Because I am a woman, people often wonder why I do MMA, and why I wouldn’t prefer to be in a dress. I don’t care. In Korean culture especially, if you are young and you are a woman, they look down on you. It happens at work—and everywhere too. When I was young, I always felt unable to express myself. But now that I am older, I don’t care about what people think of me, because I’ve realised that it is not important to me. 

On being a beautiful face:

I was a ring girl only once and honestly, I didn’t like the experience. The gym that I was with wanted to get attention by focusing on how I was a ring girl before debuting as an MMA fighter. It became my story in the news, and that hurt me. I learnt martial arts as a child, but everyone only saw me as a pretty face, which can be good marketing. I am grateful when people give me compliments and call me a beautiful fighter. It isn’t bad.  But it hides my abilities, and I want to be known for my skills as an MMA fighter.


On standing up for herself:

My parents knew even when I was a child, that if I want to do something, it’s impossible to stop me. I always prove myself to others through hard work and effort. Even though there is respect, I don’t listen to what people say, simply because I know I want to do. I ignore it when someone speaks to me negatively, and just go ahead. Sometimes, I realise my actions were wrong later, but I always want to do it my way first. 

On hardship:

It was tough growing up. My childhood was a lot more dangerous and stressful than most, but I felt that it prepared me to overcome challenges quickly. I am thankful for what it has made me today, and I accept my fate. When I come across a bad situation, it pushes me harder and makes me want to train harder to overcome it. I believe that as a survivor, because of my childhood,  I can make decisions on my own and fix them, if they are wrong. I have come to understand that if I don’t speak up, others will only look down on me even more. Now I have a lot of good friends and many good people around me.

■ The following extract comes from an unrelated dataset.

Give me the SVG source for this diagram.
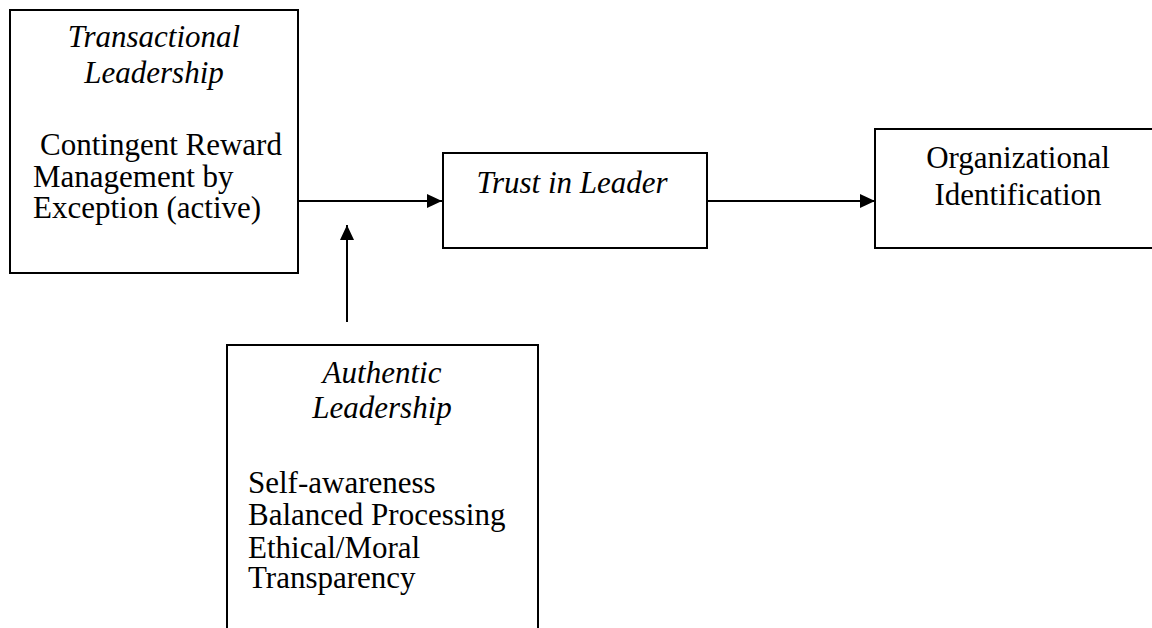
<svg xmlns="http://www.w3.org/2000/svg" width="1152" height="628" viewBox="0 0 1152 628">
<style>
.box{fill:#fff;stroke:#000;stroke-width:2}
.t{font-family:"Liberation Serif","Times New Roman",serif;font-size:31px;fill:#000}
.i{font-style:italic}
.c{text-anchor:middle}
.ln{stroke:#000;stroke-width:2;fill:none}
</style>
<defs>
<marker id="ah" markerWidth="16" markerHeight="14" refX="15" refY="7" orient="auto" markerUnits="userSpaceOnUse">
<path d="M0,0 L15,7 L0,14 Z" fill="#000"/>
</marker>
</defs>
<rect width="1152" height="628" fill="#fff"/>
<g id="connectors">
<line class="ln" x1="298" y1="201" x2="442" y2="201" marker-end="url(#ah)"/>
<line class="ln" x1="707" y1="201" x2="875" y2="201" marker-end="url(#ah)"/>
<line class="ln" x1="347" y1="322" x2="347" y2="225" marker-end="url(#ah)"/>
</g>
<g id="transactional">
<rect class="box" x="10" y="10" width="288" height="263"/>
<text class="t i c" x="154" y="47">Transactional</text>
<text class="t i c" x="154" y="83">Leadership</text>
<text class="t" x="40" y="155" font-size="29">Contingent Reward</text>
<text class="t" x="33" y="187">Management by</text>
<text class="t" x="33" y="218">Exception (active)</text>
</g>
<g id="trust">
<rect class="box" x="443" y="153" width="264" height="95"/>
<text class="t i c" x="572" y="193">Trust in Leader</text>
</g>
<g id="org">
<rect class="box" x="875" y="129" width="290" height="119"/>
<text class="t c" x="1018" y="168">Organizational</text>
<text class="t c" x="1018" y="205">Identification</text>
</g>
<g id="authentic">
<path class="ln" d="M227,640 L227,345 L538,345 L538,640"/>
<text class="t i c" x="382" y="383">Authentic</text>
<text class="t i c" x="382" y="418">Leadership</text>
<text class="t" x="248" y="493">Self-awareness</text>
<text class="t" x="248" y="525">Balanced Processing</text>
<text class="t" x="248" y="558">Ethical/Moral</text>
<text class="t" x="248" y="588">Transparency</text>
</g>
</svg>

The only thing I hate now is cardio exercises. I always wonder why I have to do it every time when I am training.


On spending time by herself:

Being with friends is nice, but sometimes I need time alone. When I am confused or feeling messed up, I need alone time to think. It’s normal to have low moments, but I catch myself quickly, and recover fast. If I leave it as it is, I get very drained and cannot focus on my training. I eat my favourite food, relax and think about other things, whenever I feel down.

On Singapore:

Korea’s MMA scene is really quite good, but I know it’s not the best. I’ve always wanted to learn more about other countries’ MMA scenes, and when Evolve contacted me, I came. I am not afraid of new experiences and I want to keep doing new things. I thought: If I can’t speak English, I can just learn. I like adventures and learning about other cultures.

So far, everything has been great in Singapore. When I am not training, I watch movies or read. I train Mondays to Fridays and sometimes on the weekend, so I want to avoid outdoor activities. I love the food here: I like fish ball noodles, chicken rice and chill crab. Evolve brought me to try chilli crab when I first came to Singapore, and now my Korean friends always ask where I had it.

And I also love the weather here. Unlike Korea where there are four seasons, it is hot here, all year-round. It is hard to train when the weather is cold. Warm-ups take a longer time and you tire out more easily. I am very adaptable.

On dating:

I am currently single. My ideal other half is similar to many other female fighters. I only wish to find someone who can understand me. A lot of guys don’t understand my schedule—why I am always training and can’t spend time together like normal couples do.

I have never heard of Tinder, but it seems scary.  (I tell her about how some of our local celebrities found their other halves on Tinder.) Really? What?! Now I need to download that. My bio will probably just be “I am SKY (for Song Ka Yeon).” That will be it.

On the future:

I have never really thought about it. I don’t think about the near future because I always focus on the now. I still get production teams contacting me to go on shows but that takes up a lot of time. You need to spend a whole day shooting. For now, I want to work on myself as a fighter and I’m happy with what I am doing.

In this world, there are many musicians who can sing very well. But only a few are popular. It is the same for fighters. There are many good fighters, but only some can find an audience to express themselves. I hope that when I am in the cage, people can feel my happiness, like when a dancer goes up on stage. I want people watching it to be happy as well, and realise that it is not just a fight. At the end of my career, I hope to be remembered as a smart and aggressive fighter—I want to be recognised as a real martial arts artist.